The addition to her home, with its dedicated purpose, was particularly satisfying because Gary wasn’t a fan of her entrepreneurial effort early on. He was leery of the initial investment she had to make to get started, Prince said. But it paid off.

One Christmas, a few years into her new job, Prince presented her husband with a gift that surprised and delighted him: two airplane tickets to France for their two-week vacation of a lifetime. Her Mary Kay sales paid for that trip, she said. And Gary stopped grumbling about her business.

“He hasn’t had a bad word to say since,” Prince said.

She works at it and clearly enjoys her work, but Prince still marvels at her own success.

“I was told I could never work again,” she said. “But this was easy for me.”

Kathy Ellis, a friend of Prince, agreed.

“You get from it what you put into it,” she said.

It was Ellis who suggested the Mary Kay room, Prince said. Ellis was an MK beauty consultant for 17 years; now, she’s among Prince’s biggest clients.

As an independent businessperson, events like the open house are her own innovations, Prince said, and the room functions as a kind of cottage-industry storefront for her. But she also makes house calls.

“I can go to their homes or I can help them here,” she said.

It’s a one-woman business, but Prince tends to say “we” when she speaks of Mary Kay.

“We do have meetings at which folks share ideas,” she said. One of those was the “Christmas in July” idea that she came up with, and which is now an annual event, complete with “holiday bucks” she offers as incentives.

“You customize for your own comfort level,” she said.

Prince’s Mary Kay connection has taken her places — Dallas, for example, where she visited the home of the famous founder and the MK cosmetics factory. Dallas celebrates the success Mary Kay Ash represents.

“It’s a pink city!” Prince enthused.

Entrepreneurial advice

Just about everyone has read promotional literature about overnight success stories, Prince said, but she doesn’t claim to be one. After eight years, though, she is successful.

“You have to build a client base,” Prince said. With Mary Kay there are “people under you” whose profits are shared, and the arrangement works both ways. And she counts on customer loyalty, clients who like her, but the first draw is the products themselves, which some folks swear by.

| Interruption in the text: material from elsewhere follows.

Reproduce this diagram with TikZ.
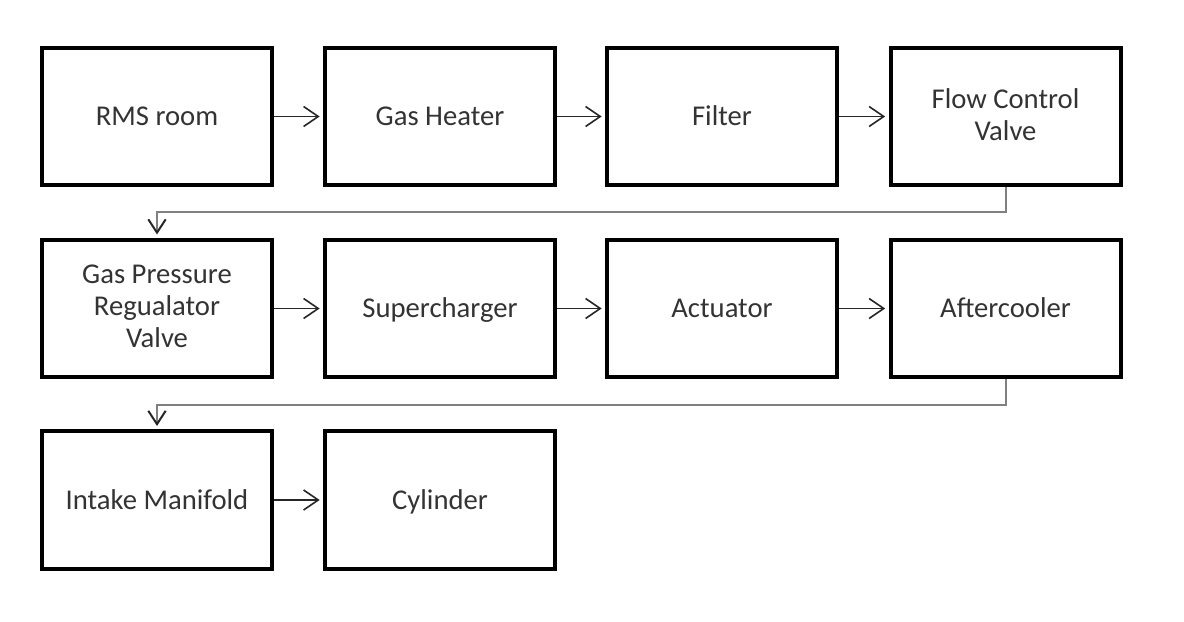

“There are consultants everywhere,” she said.

Ellis was one of them, but she was a customer even before that. “I did it to support my makeup habit,” she said, jokingly. “I’ve been using Mary Kay for 21 years.”

Most of Prince’s business comes from “word of mouth,” she said, but she also collects business cards and seeks out promotional opportunities, such as newspaper articles.

“It’s a media world,” Prince acknowledged.

She insists, however, the beauty-consultant business isn’t competitive, at least not within the Mary Kay world.

“We don’t steal customers” from each other, she said. Not that it’s taboo, or that the organization establishes territories. It does not. But there is a structure. Prince has two people working under her in Florida and Maryland, for example. She calls them “adoptees.”

It’s a business, you have to stay focused or lose out to another “up-and-comer,” both she and Ellis posited. But the successful independent beauty consultant has to go a step behind, offering personal service as well as a great product.

“We come to you,” Prince said. “There are no stores, it’s all consultant-based.